___ Dataset extract ___

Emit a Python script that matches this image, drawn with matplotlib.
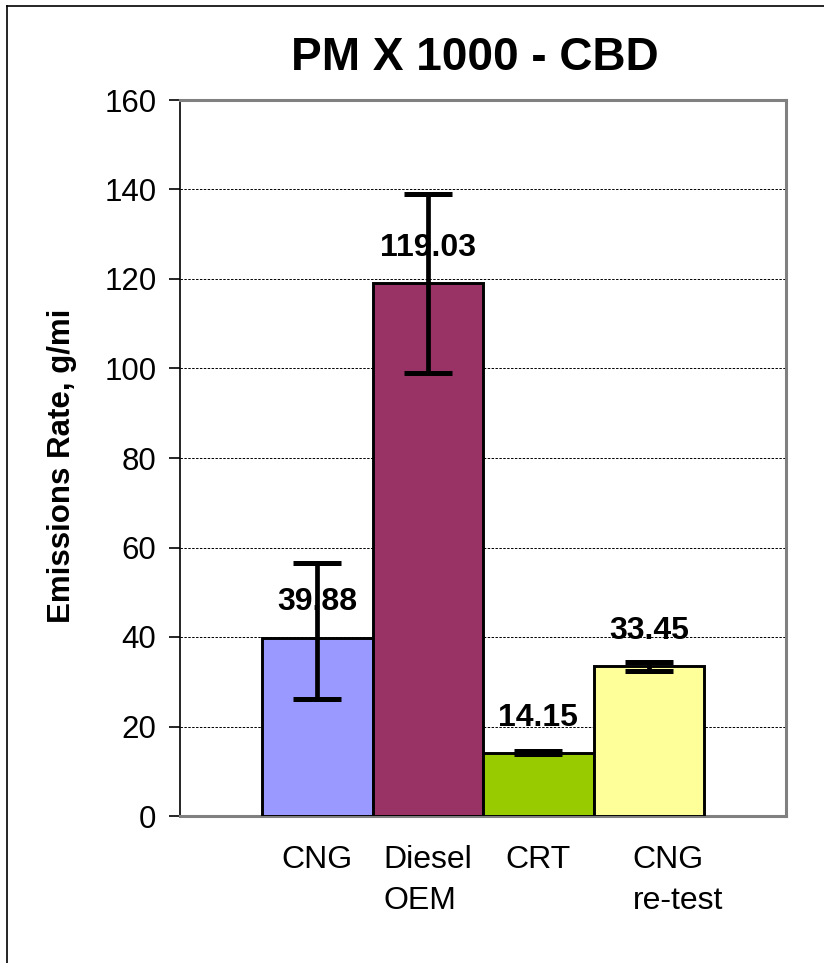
import matplotlib
matplotlib.use('Agg')
import matplotlib.pyplot as plt
from matplotlib.lines import Line2D

plt.rcParams['font.family'] = ['Liberation Sans', 'DejaVu Sans']

# data
categories = ['CNG', 'Diesel\nOEM', 'CRT', 'CNG\nre-test']
values = [39.88, 119.03, 14.15, 33.45]
err_low = [26.1, 99.03, 13.85, 32.5]
err_high = [56.6, 139.03, 14.45, 34.4]
colors = ['#9999FF', '#993366', '#99CC00', '#FFFF99']
y_ticks = [0, 20, 40, 60, 80, 100, 120, 140, 160]

W, H = 824, 963
fig = plt.figure(figsize=(W / 100, H / 100), dpi=100)
ax = fig.add_axes([180 / W, 1 - 816 / H, (786 - 180) / W, (816 - 100) / H])

x = list(range(len(values)))
ax.bar(x, values, width=1.0, color=colors, edgecolor='black', linewidth=2.1, zorder=3)

yerr = [[v - lo for v, lo in zip(values, err_low)],
        [hi - v for v, hi in zip(values, err_high)]]
ax.errorbar(x, values, yerr=yerr, fmt='none', ecolor='black', elinewidth=3.4,
            capsize=17, capthick=3.6, zorder=4)

# value labels above the bars
for i, v in enumerate(values):
    ax.annotate(f'{v:.2f}', xy=(i, v), xytext=(0, 19.5), textcoords='offset points',
                ha='center', va='baseline', fontsize=23, fontweight='bold', zorder=5)

# category labels under the bars
for i, lab in enumerate(categories):
    dx = 21 if lab.startswith('CNG\n') else 0
    ax.annotate(lab, xy=(i, 0), xycoords=('data', 'axes fraction'),
                xytext=(dx, -21), textcoords='offset points',
                ha='center', va='top', multialignment='left',
                fontsize=23, linespacing=1.45, annotation_clip=False)

ax.set_xlim(-0.5 - 82 / 110.5, len(values) - 0.5 + 82 / 110.5)
ax.set_ylim(0, 160)
ax.set_yticks(y_ticks)
ax.set_xticks([])
ax.tick_params(axis='y', labelsize=22.5, length=8, width=1.2, pad=9, direction='out')

ax.yaxis.grid(True, color='black', linestyle=(0, (2.5, 1.5)), linewidth=0.7, zorder=1)
ax.set_axisbelow(True)

for side in ['top', 'right', 'bottom']:
    ax.spines[side].set_color('#808080')
    ax.spines[side].set_linewidth(2.2)
ax.spines['left'].set_color('black')
ax.spines['left'].set_linewidth(1.2)

fig.text(475 / W, 1 - 70 / H, 'PM X 1000 - CBD', ha='center', va='baseline',
         fontsize=33, fontweight='bold')
fig.text(62 / W, 1 - 466 / H, 'Emissions Rate, g/mi', rotation=90, ha='center',
         va='center', fontsize=22.5, fontweight='bold')

# outer chart border (only top and left edges fall inside the picture)
fig.add_artist(Line2D([7 / W, 7 / W], [1 - 6 / H, 0], transform=fig.transFigure,
                      color='black', linewidth=1.2))
fig.add_artist(Line2D([7 / W, 1], [1 - 6 / H, 1 - 6 / H], transform=fig.transFigure,
                      color='black', linewidth=1.2))

fig.savefig('out.png', dpi=100)
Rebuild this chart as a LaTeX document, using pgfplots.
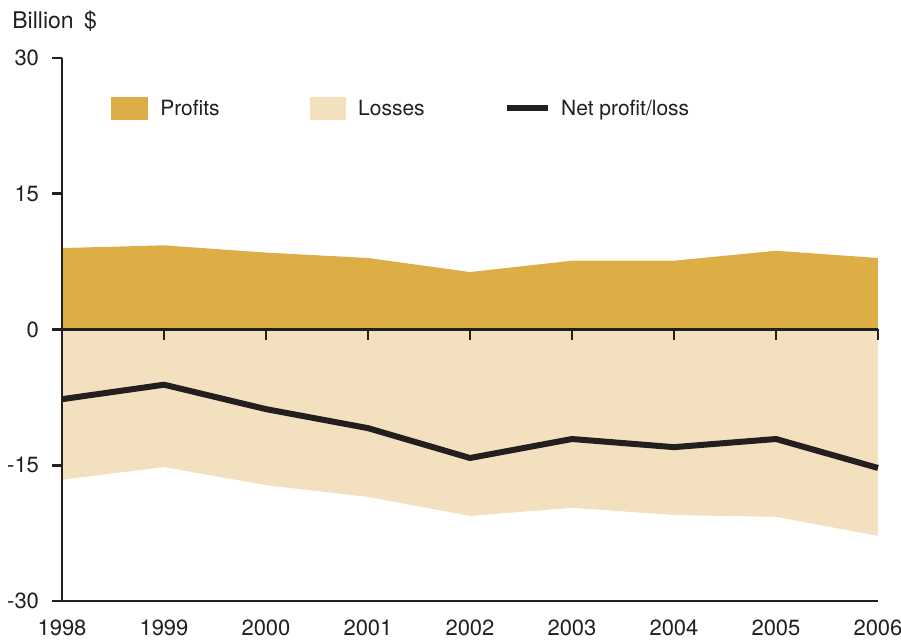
\documentclass[border=0pt]{standalone}
\usepackage{pgfplots}
\pgfplotsset{compat=1.18}
\usepackage{fontspec}
\setmainfont{TeX Gyre Heros}
\definecolor{profit}{HTML}{DDAE45}
\definecolor{loss}{HTML}{F3E0BE}
\definecolor{netc}{HTML}{231F20}
\begin{document}
\begin{tikzpicture}
\path[use as bounding box] (-31bp,-19.5bp) rectangle (419.5bp,300.5bp);
\node[anchor=base west,font=\fontsize{11.5bp}{13bp}\selectfont,text=netc,inner sep=0] at (-25bp,286bp) {Billion\hspace{0.45em}\$};
\begin{axis}[at={(0,0)}, anchor=south west, scale only axis,
  width=408bp, height=271.5bp,
  xmin=1998, xmax=2006, ymin=-30, ymax=30,
  axis lines=left,
  axis line style={line width=1.4bp, -, draw=netc},
  axis on top,
  xtick={1998,1999,2000,2001,2002,2003,2004,2005,2006},
  xticklabels={1998,1999,2000,2001,2002,2003,2004,2005,2006},
  x tick style={draw=none},
  ytick={-30,-15,0,15,30},
  yticklabels={-30,-15,0,15,30},
  y tick style={line width=1.4bp, draw=netc},
  tick align=outside,
  major tick length=5bp,
  tick label style={font=\fontsize{11bp}{13bp}\selectfont, text=netc},
  xticklabel style={yshift=-1bp},
  yticklabel style={xshift=-3bp},
  clip=false,
]
\addplot[fill=profit, draw=none] coordinates {(1998,0) (1998,9.0) (1999,9.3) (2000,8.5) (2001,7.9) (2002,6.35) (2003,7.6) (2004,7.6) (2005,8.7) (2006,7.9) (2006,0)} -- cycle;
\addplot[fill=loss, draw=none] coordinates {(1998,0) (1998,-16.6) (1999,-15.2) (2000,-17.2) (2001,-18.5) (2002,-20.6) (2003,-19.7) (2004,-20.5) (2005,-20.7) (2006,-22.8) (2006,0)} -- cycle;
\addplot[line width=3bp, draw=netc, line join=round] coordinates {(1998,-7.7) (1999,-6.1) (2000,-8.8) (2001,-10.9) (2002,-14.2) (2003,-12.1) (2004,-13.0) (2005,-12.1) (2006,-15.3)};
\draw[line width=1.4bp, netc] (axis cs:1998,0) -- (axis cs:2006,0);
\pgfplotsinvokeforeach{1999,2000,2001,2002,2003,2004,2005,2006}{
  \draw[line width=1.4bp, netc] (axis cs:#1,0) -- (axis cs:#1,-1.2);
}
% legend
\fill[profit] (axis cs:1998.48,25.7) rectangle (axis cs:1998.84,23.15);
\node[anchor=base west,inner sep=0,font=\fontsize{10.5bp}{12bp}\selectfont,text=netc] at (axis cs:1998.96,23.6) {Profits};
\fill[loss] (axis cs:2000.43,25.7) rectangle (axis cs:2000.78,23.15);
\node[anchor=base west,inner sep=0,font=\fontsize{10.5bp}{12bp}\selectfont,text=netc] at (axis cs:2000.90,23.6) {Losses};
\draw[line width=3bp, netc] (axis cs:2002.36,24.45) -- (axis cs:2002.76,24.45);
\node[anchor=base west,inner sep=0,font=\fontsize{10.5bp}{12bp}\selectfont,text=netc] at (axis cs:2002.89,23.6) {Net profit/loss};
\end{axis}
\end{tikzpicture}
\end{document}
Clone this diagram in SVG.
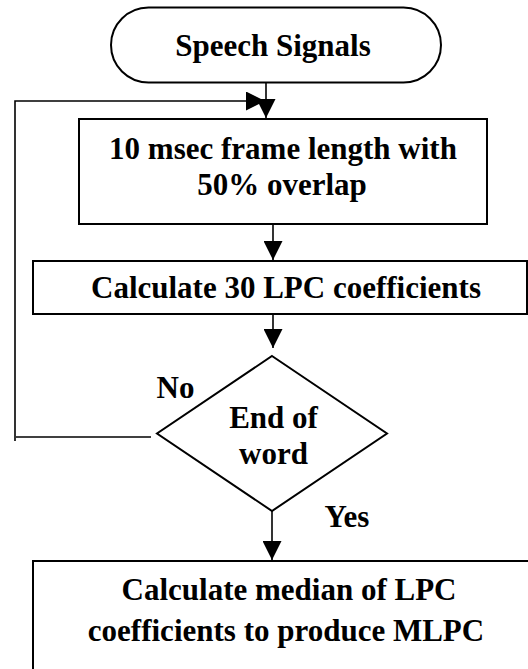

___

List every line above that holds the word "matplotlib".

Emit a Python script that matches this image, drawn with matplotlib.
import matplotlib
matplotlib.use('Agg')
import matplotlib.pyplot as plt
from matplotlib.lines import Line2D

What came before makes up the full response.